* BEGIN *
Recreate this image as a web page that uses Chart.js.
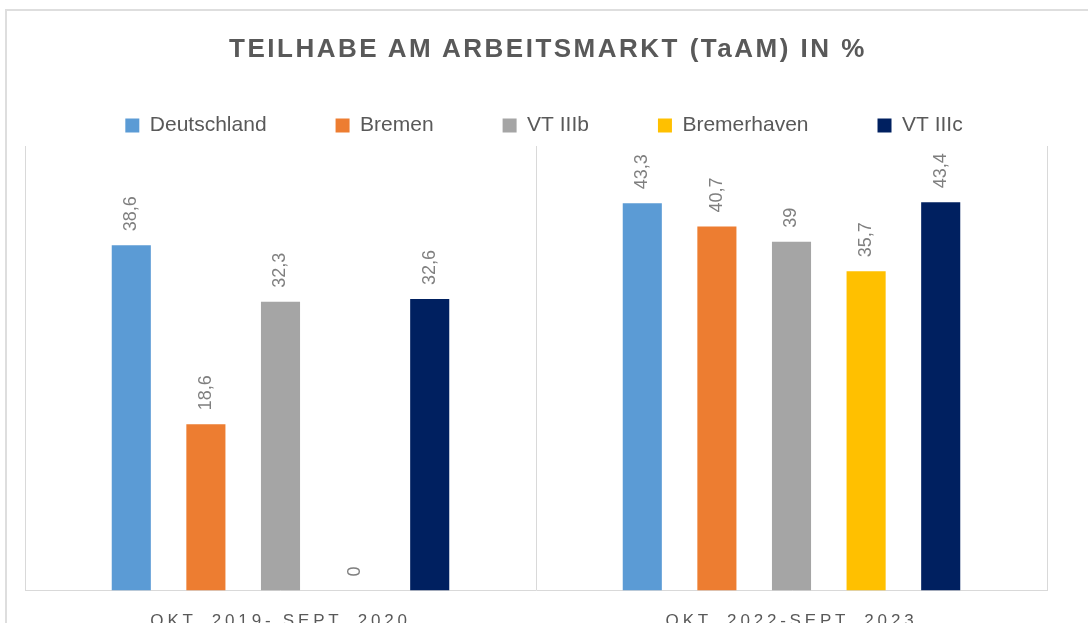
<!DOCTYPE html>
<html lang="de">
<head>
<meta charset="UTF-8">
<title>Teilhabe am Arbeitsmarkt</title>
<script src="https://cdn.jsdelivr.net/npm/chart.js@4.4.1/dist/chart.umd.min.js"></script>
<style>
  html, body { margin: 0; padding: 0; background: #fff; overflow: hidden; width: 1088px; height: 623px; }
  .frame { position: absolute; left: 5px; top: 9px; width: 1100px; height: 700px; border: 2px solid #dedede; }
  .chart-title {
    position: absolute; left: 0; top: 33px; width: 1096px; line-height: 30px;
    text-align: center; font: bold 26px 'Liberation Sans', Arial, sans-serif;
    letter-spacing: 2.5px; color: #595959;
  }
  #chart { position: absolute; left: 0; top: 0; }
</style>
</head>
<body>
<div class="frame"></div>
<canvas id="chart" width="1088" height="660"></canvas>
<div class="chart-title">TEILHABE AM ARBEITSMARKT (TaAM) IN %</div>

<script>
// Chart data
const categories = ['OKT. 2019- SEPT. 2020', 'OKT. 2022-SEPT. 2023'];
const seriesNames = ['Deutschland', 'Bremen', 'VT IIIb', 'Bremerhaven', 'VT IIIc'];
const deutschland = [38.6, 43.3];
const bremen = [18.6, 40.7];
const vtIIIb = [32.3, 39];
const bremerhaven = [0, 35.7];
const vtIIIc = [32.6, 43.4];
const yMax = 49.7;

const seriesColors = ['#5B9BD5', '#ED7D31', '#A5A5A5', '#FFC000', '#002060'];
const fontFamily = '"Liberation Sans", Arial, sans-serif';

document.addEventListener('DOMContentLoaded', () => {
    const values = [deutschland, bremen, vtIIIb, bremerhaven, vtIIIc];

    // Rotated value labels above each bar
    const barLabels = {
        id: 'barLabels',
        afterLayout(chart) {
            // legend sits a bit right of the plot centre in the original
            chart.legend.left += 8;
            chart.legend.right += 8;
        },
        afterDatasetsDraw(chart) {
            const ctx = chart.ctx;
            ctx.save();
            ctx.font = '18px ' + fontFamily;
            ctx.fillStyle = '#7f7f7f';
            ctx.textAlign = 'left';
            ctx.textBaseline = 'middle';
            chart.data.datasets.forEach((ds, i) => {
                chart.getDatasetMeta(i).data.forEach((bar, j) => {
                    const text = String(ds.data[j]).replace('.', ',');
                    ctx.save();
                    ctx.translate(bar.x, bar.y - 14);
                    ctx.rotate(-Math.PI / 2);
                    ctx.fillText(text, 0, 0);
                    ctx.restore();
                });
            });
            ctx.restore();
            // category labels (ticks.z = 1) are drawn after this, spaced out
            ctx.letterSpacing = '3.8px';
        },
        afterDraw(chart) {
            chart.ctx.letterSpacing = '0px';
        }
    };

    new Chart(document.getElementById('chart'), {
        type: 'bar',
        data: {
            labels: categories,
            datasets: seriesNames.map((name, i) => ({
                label: name,
                data: values[i],
                backgroundColor: seriesColors[i],
                borderWidth: 0,
                categoryPercentage: 0.73,
                barPercentage: 0.524
            }))
        },
        options: {
            responsive: false,
            animation: false,
            devicePixelRatio: 1,
            layout: { padding: { top: 46, left: 25, right: 41, bottom: 7 } },
            plugins: {
                title: { display: false },
                tooltip: { enabled: false },
                legend: {
                    position: 'top',
                    labels: {
                        boxWidth: 14,
                        boxHeight: 14,
                        padding: 69,
                        color: '#595959',
                        font: { family: fontFamily, size: 21 }
                    }
                }
            },
            scales: {
                x: {
                    grid: { color: '#d9d9d9', lineWidth: 1, drawTicks: false, offset: true },
                    border: { color: '#d9d9d9', width: 1 },
                    ticks: {
                        z: 1,
                        padding: 21,
                        maxRotation: 0,
                        autoSkip: false,
                        color: '#595959',
                        font: { family: fontFamily, size: 17 }
                    }
                },
                y: {
                    display: false,
                    min: 0,
                    max: yMax
                }
            }
        },
        plugins: [barLabels]
    });
});
</script>
</body>
</html>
* END *
● **PROBLEM**:
Transcribe the listing in full and omit the pictures.

● **TASK ANSWER**:
Recreate this image as a web page that uses Chart.js.
<!DOCTYPE html>
<html lang="de">
<head>
<meta charset="UTF-8">
<title>Teilhabe am Arbeitsmarkt</title>
<script src="https://cdn.jsdelivr.net/npm/chart.js@4.4.1/dist/chart.umd.min.js"></script>
<style>
  html, body { margin: 0; padding: 0; background: #fff; overflow: hidden; width: 1088px; height: 623px; }
  .frame { position: absolute; left: 5px; top: 9px; width: 1100px; height: 700px; border: 2px solid #dedede; }
  .chart-title {
    position: absolute; left: 0; top: 33px; width: 1096px; line-height: 30px;
    text-align: center; font: bold 26px 'Liberation Sans', Arial, sans-serif;
    letter-spacing: 2.5px; color: #595959;
  }
  #chart { position: absolute; left: 0; top: 0; }
</style>
</head>
<body>
<div class="frame"></div>
<canvas id="chart" width="1088" height="660"></canvas>
<div class="chart-title">TEILHABE AM ARBEITSMARKT (TaAM) IN %</div>

<script>
// Chart data
const categories = ['OKT. 2019- SEPT. 2020', 'OKT. 2022-SEPT. 2023'];
const seriesNames = ['Deutschland', 'Bremen', 'VT IIIb', 'Bremerhaven', 'VT IIIc'];
const deutschland = [38.6, 43.3];
const bremen = [18.6, 40.7];
const vtIIIb = [32.3, 39];
const bremerhaven = [0, 35.7];
const vtIIIc = [32.6, 43.4];
const yMax = 49.7;

const seriesColors = ['#5B9BD5', '#ED7D31', '#A5A5A5', '#FFC000', '#002060'];
const fontFamily = '"Liberation Sans", Arial, sans-serif';

document.addEventListener('DOMContentLoaded', () => {
    const values = [deutschland, bremen, vtIIIb, bremerhaven, vtIIIc];

    // Rotated value labels above each bar
    const barLabels = {
        id: 'barLabels',
        afterLayout(chart) {
            // legend sits a bit right of the plot centre in the original
            chart.legend.left += 8;
            chart.legend.right += 8;
        },
        afterDatasetsDraw(chart) {
            const ctx = chart.ctx;
            ctx.save();
            ctx.font = '18px ' + fontFamily;
            ctx.fillStyle = '#7f7f7f';
            ctx.textAlign = 'left';
            ctx.textBaseline = 'middle';
            chart.data.datasets.forEach((ds, i) => {
                chart.getDatasetMeta(i).data.forEach((bar, j) => {
                    const text = String(ds.data[j]).replace('.', ',');
                    ctx.save();
                    ctx.translate(bar.x, bar.y - 14);
                    ctx.rotate(-Math.PI / 2);
                    ctx.fillText(text, 0, 0);
                    ctx.restore();
                });
            });
            ctx.restore();
            // category labels (ticks.z = 1) are drawn after this, spaced out
            ctx.letterSpacing = '3.8px';
        },
        afterDraw(chart) {
            chart.ctx.letterSpacing = '0px';
        }
    };

    new Chart(document.getElementById('chart'), {
        type: 'bar',
        data: {
            labels: categories,
            datasets: seriesNames.map((name, i) => ({
                label: name,
                data: values[i],
                backgroundColor: seriesColors[i],
                borderWidth: 0,
                categoryPercentage: 0.73,
                barPercentage: 0.524
            }))
        },
        options: {
            responsive: false,
            animation: false,
            devicePixelRatio: 1,
            layout: { padding: { top: 46, left: 25, right: 41, bottom: 7 } },
            plugins: {
                title: { display: false },
                tooltip: { enabled: false },
                legend: {
                    position: 'top',
                    labels: {
                        boxWidth: 14,
                        boxHeight: 14,
                        padding: 69,
                        color: '#595959',
                        font: { family: fontFamily, size: 21 }
                    }
                }
            },
            scales: {
                x: {
                    grid: { color: '#d9d9d9', lineWidth: 1, drawTicks: false, offset: true },
                    border: { color: '#d9d9d9', width: 1 },
                    ticks: {
                        z: 1,
                        padding: 21,
                        maxRotation: 0,
                        autoSkip: false,
                        color: '#595959',
                        font: { family: fontFamily, size: 17 }
                    }
                },
                y: {
                    display: false,
                    min: 0,
                    max: yMax
                }
            }
        },
        plugins: [barLabels]
    });
});
</script>
</body>
</html>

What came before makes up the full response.